Consequences of Plagiarism

  1. Whenever a teacher reasonably believes, based upon significant evidence, that a student has plagiarized part or all of an assignment or infringed upon copyright protection, the teacher shall evaluate the nature and extent of the plagiarism or copyright infringement, advise the student of the existence of the violation, and state the penalties to which the student may be subject:
  • Indicate in writing to the student and the student’s parents, with a brief statement of the circumstances, that the teacher has a reasonable belief that the student has engaged in a violation.
  • Require the student to rework the assignment entirely, using his/her own ideas and style.
  • Refer the student to the proper school authority for any additional counseling or discipline consistent with any other policy of GCAA.

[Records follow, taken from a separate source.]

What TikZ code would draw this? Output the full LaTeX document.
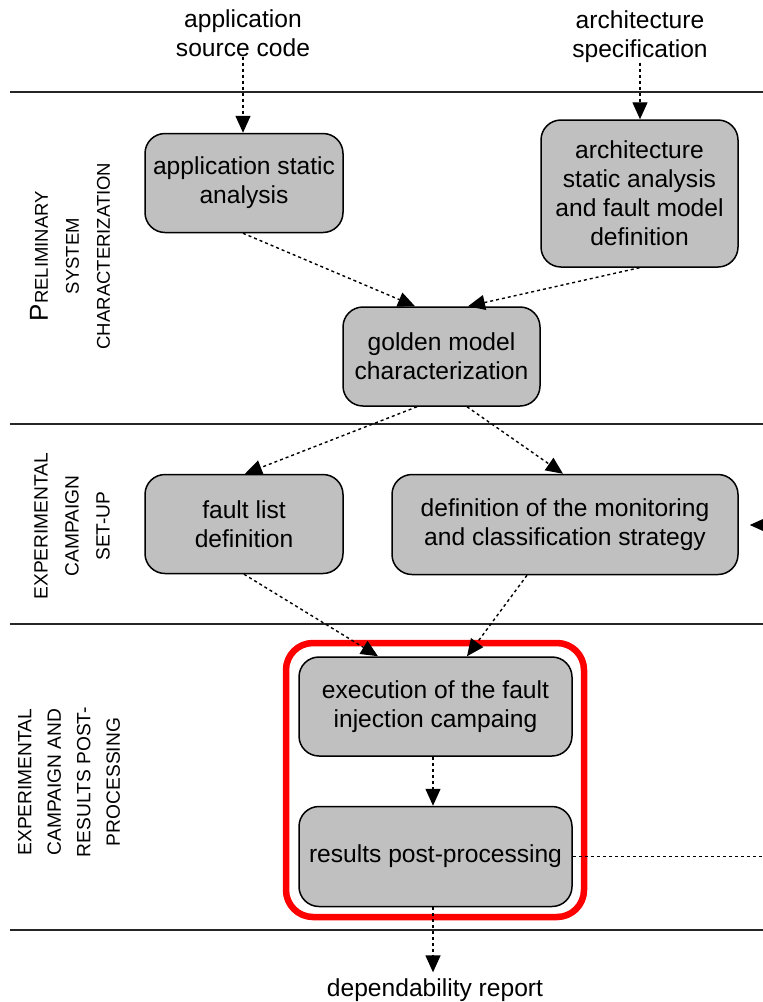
\documentclass[tikz,border=0pt]{standalone}
\usepackage{fontspec}
\setmainfont{Liberation Sans}
\usetikzlibrary{arrows.meta,calc}

\tikzset{
  stepbox/.style={draw=black, line width=1.5pt, fill=boxgray, rounded corners=20pt,
    align=center, inner sep=0pt, font=\fontsize{24.6}{29}\selectfont},
  plain/.style={align=center, inner sep=0pt, font=\fontsize{24.6}{29}\selectfont},
  flow/.style={line width=1.4pt, dash pattern=on 3pt off 3pt,
    -{Triangle[length=17pt,width=15pt]}},
  flownotip/.style={line width=1.4pt, dash pattern=on 3pt off 3pt},
  lane/.style={line width=1.5pt, draw=black!85},
  phase/.style={rotate=90, align=center, inner sep=0pt}
}
\definecolor{boxgray}{HTML}{C0C0C0}

\begin{document}
\begin{tikzpicture}[x=1pt,y=-1pt]
  \clip (0,0) rectangle (763,1002);
  \fill[white] (0,0) rectangle (763,1002);

  % lane separators
  \draw[lane] (10,92) -- (763,92);
  \draw[lane] (10,424) -- (763,424);
  \draw[lane] (10,624) -- (763,624);
  \draw[lane] (10,930) -- (763,930);

  % phase labels
  \node[phase, font=\fontsize{18.5}{31}\selectfont] (ph1) at (70,256)
    {{\fontsize{26}{31}\selectfont P}RELIMINARY\\SYSTEM\\CHARACTERIZATION};
  \node[phase, font=\fontsize{19.2}{31}\selectfont] (ph2) at (72,526)
    {EXPERIMENTAL\\CAMPAIGN\\SET-UP};
  \node[phase, font=\fontsize{19.2}{29.5}\selectfont] (ph3) at (69,782)
    {EXPERIMENTAL\\CAMPAIGN AND\\RESULTS POST-\\PROCESSING};

  % inputs
  \node[plain] (src) at (243,33) {application\\source code};
  \node[plain] (spec) at (640,36.5) {architecture\\specification};

  % process steps
  \node[stepbox, minimum width=198pt, minimum height=99pt] (app) at (244,183)
    {application static\\analysis};
  \node[stepbox, minimum width=197pt, minimum height=147pt] (arch) at (639.5,193.5)
    {architecture\\static analysis\\and fault model\\definition};
  \node[stepbox, minimum width=197pt, minimum height=99pt] (golden) at (441.5,356.5)
    {golden model\\characterization};
  \node[stepbox, minimum width=198pt, minimum height=99pt] (flist) at (244,524)
    {fault list\\definition};
  \node[stepbox, minimum width=346pt, minimum height=100pt] (monitor) at (565,524.5)
    {definition of the monitoring\\and classification strategy};
  \node[stepbox, minimum width=273pt, minimum height=99pt] (exec) at (435.5,706.5)
    {execution of the fault\\injection campaing};
  \node[stepbox, minimum width=273pt, minimum height=100pt] (post) at (435.5,856.5)
    {results post-processing};

  % highlighted campaign block
  \draw[red, line width=6.5pt, rounded corners=27pt] (286,643) rectangle (584,917);

  % output
  \node[plain] (report) at (435,990) {dependability report};

  % off-picture ends of the feedback loop
  \coordinate (fbin) at (775,525);
  \coordinate (fbout) at (775,857);

  % connectors
  \draw[flow] (src.south) -- (app.north -| src.south);
  \draw[flow] (spec.south) -- (arch.north -| spec.south);
  \draw[flow] ($(app.south)+(-1,0)$) -- ($(golden.north)+(-26.5,0)$);
  \draw[flow] (arch.south) -- ($(golden.north)+(26.5,0)$);
  \draw[flow] ($(golden.south)+(-24.5,0)$) -- ($(flist.north)+(1,0)$);
  \draw[flow] ($(golden.south)+(25.5,0)$) -- ($(monitor.north)+(-2,0)$);
  \draw[flow] (flist.south) -- ($(exec.north)+(-57.5,0)$);
  \draw[flow] ($(monitor.south)+(-38,0)$) -- ($(exec.north)+(31.5,0)$);
  \draw[flow] ($(exec.south)+(-2.5,0)$) -- ($(post.north)+(-2.5,0)$);
  \draw[flow] ($(post.south)+(-2.5,0)$) -- ($(report.north)+(-2,-6)$);
  \draw[flownotip] (post.east) -- (post.east -| fbout);
  \draw[flow] (fbin) -- ($(monitor.east)+(11,0.5)$);
\end{tikzpicture}
\end{document}
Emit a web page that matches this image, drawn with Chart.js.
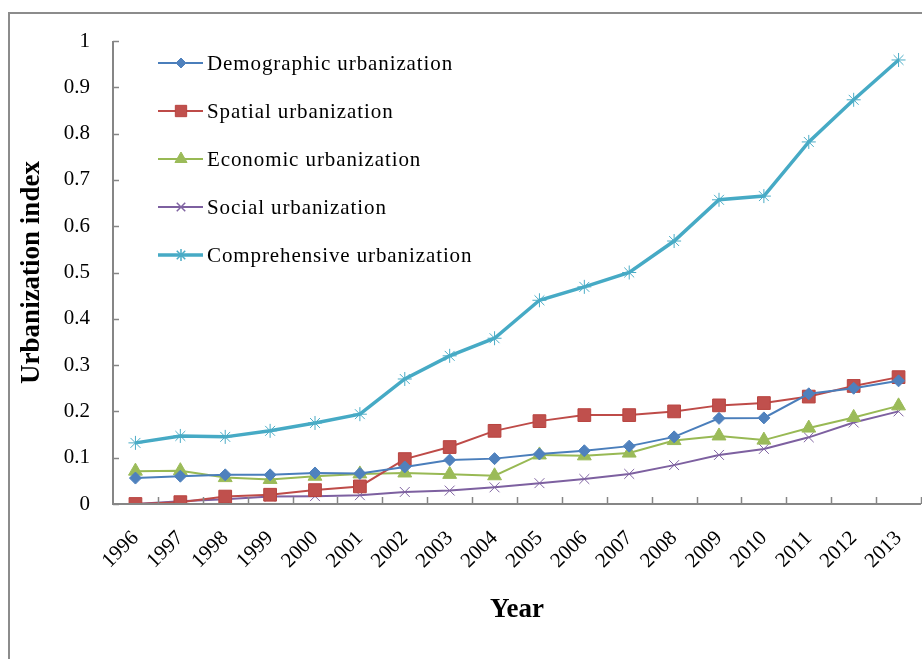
<!DOCTYPE html>
<html>
<head>
<meta charset="utf-8">
<script src="https://cdn.jsdelivr.net/npm/chart.js@4/dist/chart.umd.min.js"></script>
<style>
html,body{margin:0;padding:0;background:#fff;}
#wrap{position:relative;width:922px;height:659px;}
</style>
</head>
<body>
<div id="wrap"><canvas id="c" width="922" height="659"></canvas></div>
<script>
const years = ['1996','1997','1998','1999','2000','2001','2002','2003','2004','2005','2006','2007','2008','2009','2010','2011','2012','2013'];
const demographic = [0.056,0.060,0.063,0.063,0.067,0.066,0.080,0.095,0.098,0.108,0.115,0.125,0.145,0.185,0.186,0.238,0.250,0.266];
const spatial = [0.000,0.004,0.016,0.020,0.030,0.038,0.097,0.123,0.158,0.179,0.192,0.192,0.200,0.213,0.218,0.232,0.255,0.274];
const economic = [0.071,0.072,0.057,0.053,0.060,0.065,0.067,0.064,0.061,0.106,0.104,0.110,0.137,0.147,0.138,0.164,0.187,0.212];
const social = [0.000,0.006,0.010,0.016,0.017,0.019,0.026,0.029,0.036,0.045,0.054,0.065,0.084,0.106,0.119,0.144,0.176,0.200];
const comprehensive = [0.132,0.147,0.145,0.158,0.175,0.194,0.270,0.320,0.358,0.440,0.469,0.500,0.568,0.657,0.665,0.782,0.873,0.959];
const seriesNames = ['Demographic urbanization','Spatial urbanization','Economic urbanization','Social urbanization','Comprehensive urbanization'];
const yTickLabels = ['0','0.1','0.2','0.3','0.4','0.5','0.6','0.7','0.8','0.9','1'];

const SERIF = '"Liberation Serif","Times New Roman",serif';
const AXIS = '#868686';

function ds(label, data, line, fill, style, radius, width, border) {
  return {label, data, borderColor: line, backgroundColor: fill, pointStyle: style,
    pointRadius: radius, pointHoverRadius: radius, pointBackgroundColor: fill,
    pointBorderColor: border || fill, pointBorderWidth: 1, borderWidth: width, tension: 0};
}

const frame = {
  id: 'frame',
  beforeDraw(chart) {
    const ctx = chart.ctx;
    ctx.save();
    ctx.strokeStyle = '#8c8c8c';
    ctx.lineWidth = 2;
    ctx.beginPath();
    ctx.moveTo(9, 659);
    ctx.lineTo(9, 13);
    ctx.lineTo(922, 13);
    ctx.stroke();
    ctx.restore();
  },
  afterDatasetsDraw(chart) {
    const ctx = chart.ctx;
    const y = chart.scales.y;
    const a = chart.chartArea;
    ctx.save();
    ctx.strokeStyle = AXIS;
    ctx.lineWidth = 1.5;
    ctx.beginPath();
    y.ticks.forEach((t, i) => {
      const py = Math.round(y.getPixelForTick(i)) + 0.5;
      ctx.moveTo(a.left, py); ctx.lineTo(a.left + 6, py);
    });
    const n = years.length;
    const w = (a.right - a.left) / n;
    for (let i = 1; i <= n; i++) {
      const px = Math.round(a.left + i * w) + 0.5;
      ctx.moveTo(px, a.bottom); ctx.lineTo(px, a.bottom - 7);
    }
    ctx.stroke();
    ctx.lineWidth = 2;
    ctx.beginPath();
    ctx.moveTo(a.left, a.top);
    ctx.lineTo(a.left, a.bottom);
    ctx.lineTo(a.right, a.bottom);
    ctx.stroke();
    ctx.restore();
  },
  afterDraw(chart) {
    const ctx = chart.ctx;
    chart.data.datasets.forEach((d, i) => {
      const cy = 63 + i * 48;
      ctx.save();
      ctx.strokeStyle = d.borderColor;
      ctx.lineWidth = d.borderWidth;
      ctx.beginPath();
      ctx.moveTo(158, cy); ctx.lineTo(203, cy);
      ctx.stroke();
      ctx.fillStyle = d.pointBackgroundColor;
      ctx.strokeStyle = d.pointBorderColor;
      ctx.lineWidth = (d.pointStyle === 'crossRot' || d.pointStyle === 'star') ? 1.5 : 1;
      Chart.helpers.drawPoint(ctx, {pointStyle: d.pointStyle, radius: d.pointRadius - 1, borderWidth: ctx.lineWidth}, 181, cy);
      ctx.fillStyle = '#000';
      ctx.font = '21px ' + SERIF;
      if ('letterSpacing' in ctx) ctx.letterSpacing = '0.9px';
      ctx.textAlign = 'left';
      ctx.textBaseline = 'middle';
      ctx.fillText(d.label, 207, cy + 1);
      if ('letterSpacing' in ctx) ctx.letterSpacing = '0px';
      ctx.restore();
    });
  }
};

new Chart(document.getElementById('c'), {
  type: 'line',
  data: {
    labels: years,
    datasets: [
      ds(seriesNames[0], demographic, '#4A7EBB', '#4F81BD', 'rectRot', 6, 2),
      ds(seriesNames[1], spatial, '#BE4B48', '#C0504D', 'rect', 9, 2, '#B8433F'),
      ds(seriesNames[2], economic, '#98B954', '#9BBB59', 'triangle', 8, 2),
      ds(seriesNames[3], social, '#7D60A0', '#8064A2', 'crossRot', 7, 2),
      ds(seriesNames[4], comprehensive, '#46AAC5', '#4BACC6', 'star', 7, 3.5)
    ]
  },
  options: {
    responsive: false,
    animation: false,
    events: [],
    layout: {autoPadding: false, padding: {left: 0, right: 1, top: 41, bottom: 0}},
    plugins: {legend: {display: false}, tooltip: {enabled: false}},
    scales: {
      x: {
        offset: true,
        grid: {display: false, drawTicks: false},
        border: {display: false},
        ticks: {color: '#000', font: {family: SERIF, size: 21}, minRotation: 45, maxRotation: 45, padding: 22, autoSkip: false},
        title: {display: true, text: 'Year', color: '#000', font: {family: SERIF, size: 27, weight: 'bold'}, padding: {top: 0, bottom: 33}},
        afterFit(s) { s.height = 155; s.paddingLeft = 0; s.paddingRight = 0; }
      },
      y: {
        min: 0, max: 1,
        grid: {display: false, drawTicks: false},
        border: {display: false},
        ticks: {stepSize: 0.1, color: '#000', font: {family: SERIF, size: 21}, padding: 23,
          callback: (v, i) => yTickLabels[i]},
        title: {display: true, text: 'Urbanization index', color: '#000', font: {family: SERIF, size: 27, weight: 'bold'}, padding: {top: 16, bottom: 0}},
        afterFit(s) { s.width = 113; }
      }
    }
  },
  plugins: [frame]
});
</script>
</body>
</html>
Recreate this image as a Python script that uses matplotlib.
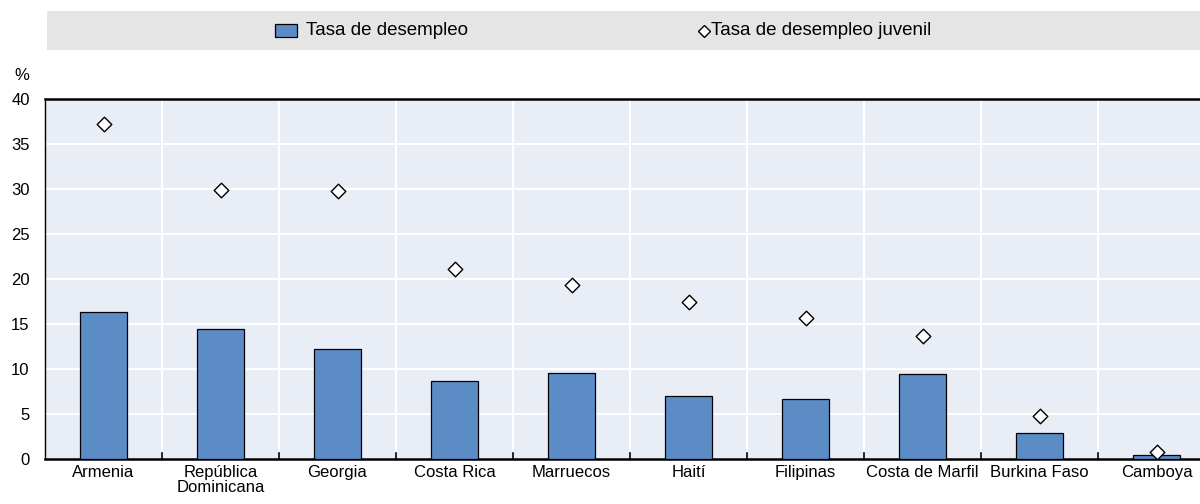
import matplotlib.pyplot as plt
from matplotlib.lines import Line2D
from matplotlib.patches import Rectangle
import numpy as np

countries = ["Armenia", "República\nDominicana", "Georgia", "Costa Rica", "Marruecos",
             "Haití", "Filipinas", "Costa de Marfil", "Burkina Faso", "Camboya"]
unemployment = [16.3, 14.4, 12.2, 8.7, 9.6, 7.0, 6.7, 9.5, 2.9, 0.5]
youth_unemployment = [37.2, 29.9, 29.8, 21.1, 19.3, 17.4, 15.7, 13.7, 4.8, 0.8]

plt.rcParams["font.family"] = ["Liberation Sans", "DejaVu Sans"]
plt.rcParams["font.size"] = 12

W, H = 1200, 504
fig = plt.figure(figsize=(W / 100, H / 100), dpi=100)

# axes: left 45px, bottom at y=459, top at y=99, runs past the right edge
ax = fig.add_axes([45 / W, 45 / H, 1170 / W, 360 / H])
ax.set_facecolor("#e9edf6")

x = np.arange(len(countries))
ax.bar(x, unemployment, width=0.41, color="#5b8cc6", edgecolor="black",
       linewidth=0.9, zorder=3)
ax.scatter(x, youth_unemployment, marker="D", s=55, facecolor="white",
           edgecolor="black", linewidth=1.0, zorder=4)

ax.set_xlim(-0.5, len(countries) - 0.5)
ax.set_ylim(0, 40)
ax.set_yticks(range(0, 41, 5))
ax.set_xticks(x)
ax.set_xticklabels(countries, linespacing=1.05)
ax.tick_params(axis="x", length=0, pad=4)
ax.tick_params(axis="y", length=0, pad=11)

# category boundaries: white grid + small tick marks
for b in np.arange(0.5, len(countries) - 0.5, 1):
    ax.axvline(b, color="white", linewidth=1.5, zorder=1)
    ax.plot([b, b], [0, 0.7], color="black", linewidth=1.2, zorder=2, clip_on=False)
for yv in range(5, 41, 5):
    ax.axhline(yv, color="white", linewidth=1.5, zorder=1)

for side in ["top", "bottom", "left"]:
    ax.spines[side].set_color("black")
ax.spines["top"].set_linewidth(1.8)
ax.spines["bottom"].set_linewidth(1.8)
ax.spines["left"].set_linewidth(1.0)
ax.spines["right"].set_visible(False)

fig.text(22 / W, 1 - 75 / H, "%", ha="center", va="center")

# legend band, drawn by hand
fig.patches.append(Rectangle((47 / W, 1 - 50 / H), (W - 47) / W, 39 / H,
                             transform=fig.transFigure, facecolor="#e5e5e5",
                             edgecolor="none", zorder=0))
ly = 1 - 30.5 / H
fig.patches.append(Rectangle((275 / W, 1 - 36.5 / H), 22 / W, 12 / H,
                             transform=fig.transFigure, facecolor="#5b8cc6",
                             edgecolor="black", linewidth=0.9, zorder=1))
fig.text(306 / W, ly, "Tasa de desempleo", ha="left", va="center", fontsize=13.5)
fig.add_artist(Line2D([704 / W], [ly], transform=fig.transFigure, marker="D",
                      linestyle="", markersize=6, markerfacecolor="white",
                      markeredgecolor="black", markeredgewidth=1.0))
fig.text(711 / W, ly, "Tasa de desempleo juvenil", ha="left", va="center",
         fontsize=13.5)

fig.savefig("out.png", dpi=100)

  1. Whenever a teacher reasonably believes, based on significant evidence, that a student has knowingly assisted another student in plagiarizing part or all of an assignment, the teacher will evaluate the nature and extent of the assignment lent to the student who plagiarized and inform the student that he/she may be subject to the following penalties:
  • Indicate in writing to the student and the student’s parents, with a brief statement of the circumstances, that the teacher has a reasonable belief that the student assisted another student in plagiarizing.
  • Refer the student to the proper school authority for any additional counseling or discipline consistent with any other policy of GCAA.
  • In addition to disciplining the student according to the provisions of the policy, the teacher will continue to emphasize to the student the value of honest authorship.